Por último, lo más importante, es poco verosímil que la dificultad se deba a que socialistas y populares aspiren a aplicar políticas diferentes. Al fin y al cabo, tanto en materia económica como social el margen de elección está acotado por su común respeto a las restricciones que imponen la pertenencia al euro y a la Unión Europea; y sucede algo parecido en materia de soberanía nacional. Es más, si alguna diferencia parece realmente insalvable es su dudosa aceptación por Podemos: no dice estar contra Europa ni contra el euro, pero sus propuestas podrían bien ser incompatibles con ambos.
Por todo ello, la causa de la negativa socialista podría ser más profunda, y residir en que mucha de la izquierda que se cree “progresista” quizá considera inmorales a quienes tilda de “conservadores”. Sucedería aquí en España algo similar a lo que en un trabajo ya clásico Graham, Haidt y Nosek constataron hace años para los demócratas estadounidenses: éstos no creían (ni, aparentemente, creen) que los republicanos deseen construir una sociedad más justa, ni que les importe el medio ambiente o el bienestar de los individuos menos favorecidos. Sienten así que discrepan en los fines, y no en los medios empleados para alcanzarlos.
Este tipo de prevención moral sería hoy menos racional en España: debido a las restricciones europeas, el margen de decisión de nuestros gobiernos es muy estrecho. La prevención se sustentaría más bien en prejuicios y resentimientos no del todo distintos de los que esgrimía la izquierda entre 1934 y 1936 para impedir el acceso de la derecha al gobierno de la República. Apunta en esa dirección el que, contra toda evidencia, parte de la izquierda moderada aún necesite considerar “derecha extrema” a partidos de centro-derecha y liberales.
Ciertamente, la repulsiva incidencia de la corrupción en el PP ha proporcionado una excusa útil, al concitar emociones de asco y rechazo que es tentador emplear como palancas instintivas. No es casual que se haya llegado a hablar de la necesidad de “purificar” al PP. Y no exigiendo, como sería lógico y sus propios votantes exigen, cambios en su liderazgo, sino condenando al ostracismo a toda su militancia, y, por extensión, a 7,2 millones de ciudadanos que están tan asqueados como el que más con la corrupción de sus representantes. Yendo un paso más allá del estereotipo de la casta gobernante, se está jugando, quizá sin querer, a crear una casta de apestados intocables. La oportunidad es arriesgada, y no sólo en términos de interés público: el propio PSOE ya se ha encontrado más de una vez en similares circunstancias.

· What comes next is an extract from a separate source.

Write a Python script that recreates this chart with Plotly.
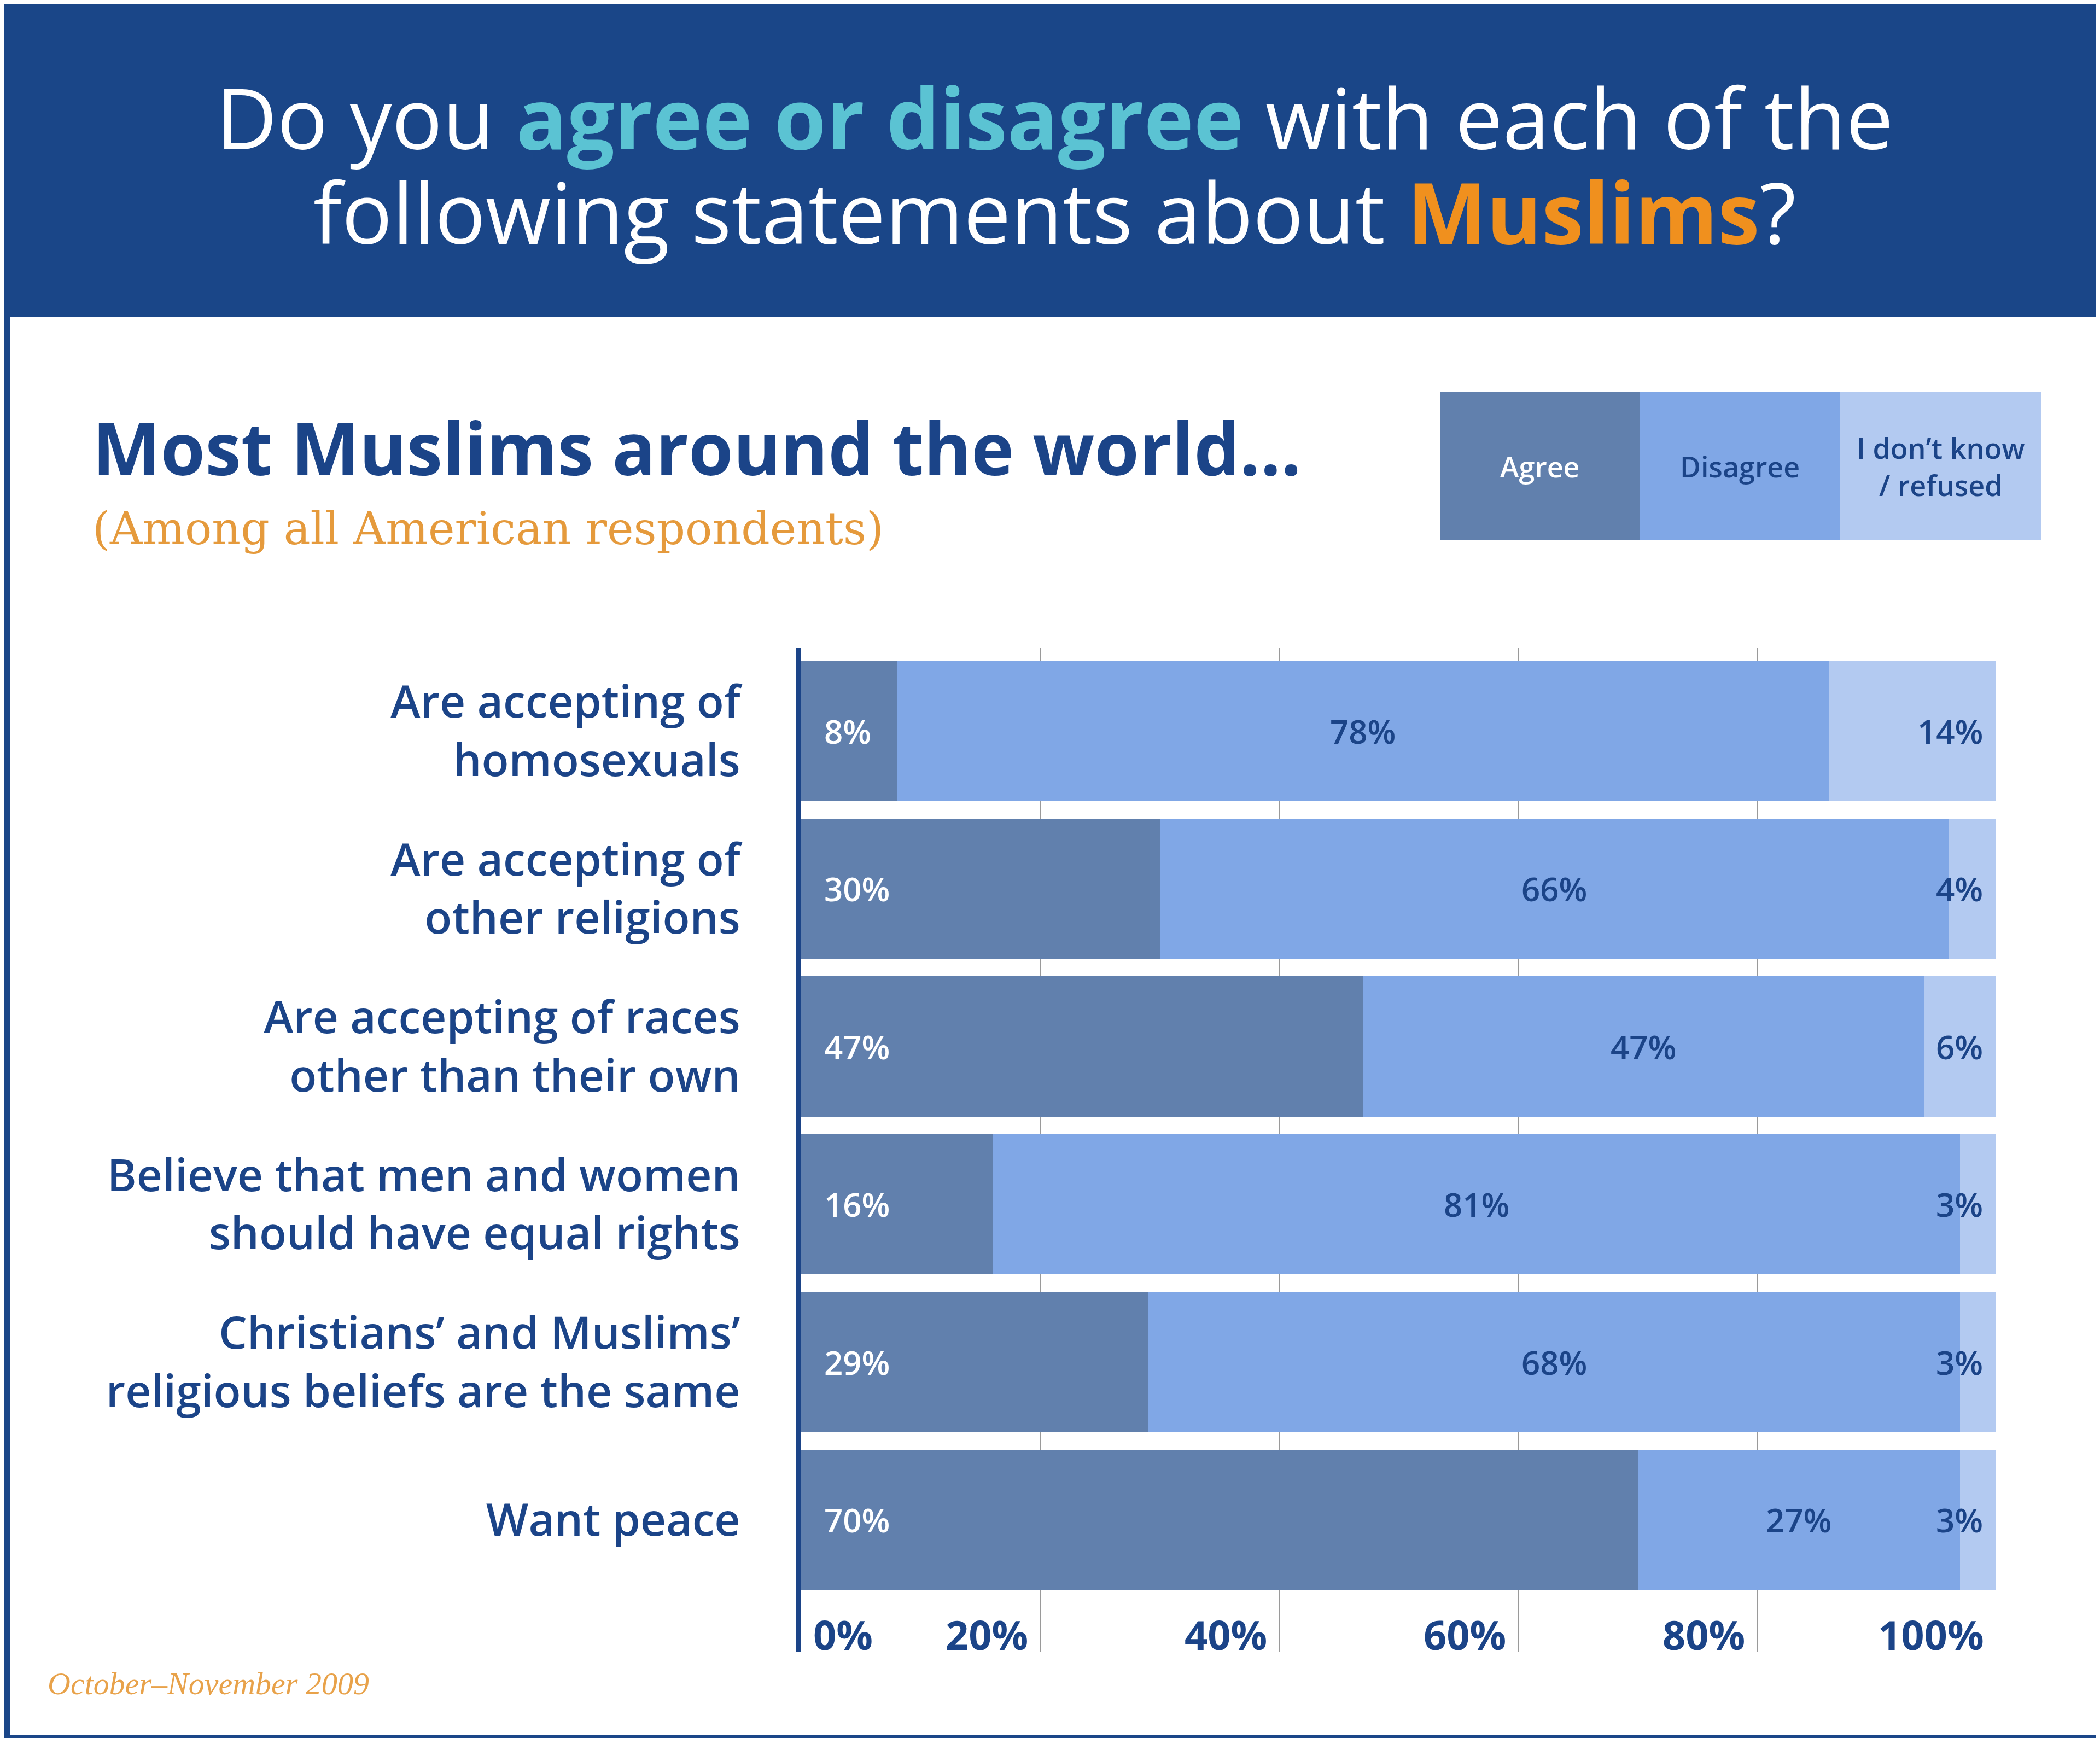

Estamos a tiempo de reconducir este proceso de división, pues apenas se plantea una actitud similar en términos de superioridad moral de la derecha. Ciertamente, existen sectores que simplifican la moral del progresista típico, a menudo como un compendio de autoengaños sin sentido alguno de la lealtad, la autoridad o la trascendencia. Sin embargo, dentro de los partidos, se trata aún de posiciones minoritarias, aunque crecientes, como reflejan los exabruptos de algunos líderes populares.
La solución racional pasa por reconocer la entidad moral del adversario, lo que requiere entender la estructura instintiva de la moralidad, tanto ajena como propia. Es preciso comprender que ambas matrices morales —progresista y conservadora— son imprescindibles para la convivencia. Busquemos asentar ésta en la racionalidad más que en intuiciones e instintos. Como argumenta un progresista como Joshua Greene, para conflictos del tipo “Yo-contra-nosotros” basta con la moral instintiva, pero los conflictos que hoy nos aturden se plantean entre tribus culturales, y son del tipo “Nosotros-contra-ellos”. Resolverlos requiere que la racionalidad tome el control de los instintos tribales.
La repentina fragmentación política exige alcanzar pactos que nos inmunicen contra sectarismos que en el pasado costaron tanta infelicidad y retraso. En los últimos 150 años, los españoles apenas hemos vivido 100 años en democracia, y casi siempre en un régimen bipartidista. La reciente fragmentación plantea una prueba de madurez que en otros momentos fuimos incapaces de superar.
Bajo el bipartidismo, basta con la tolerancia pasiva del adversario, tanto si se está en el gobierno como en la oposición. La fragmentación requiere una tolerancia más activa: no cabe odiar al enemigo pero tampoco basta con soportar al adversario, sino que es preciso dialogar y pactar con él; y eso exige empatía y confianza. No basta con aceptar su derecho a pensar, creer y ser diferente, sino valorar que las diferencias morales nos enriquecen a todos. No se puede dialogar desde la superioridad moral. Aun menos desde la cosificación del adversario a la que podría llevarnos el supremacismo cultural o étnico que aún nutre a nuestros sectarismos y localismos.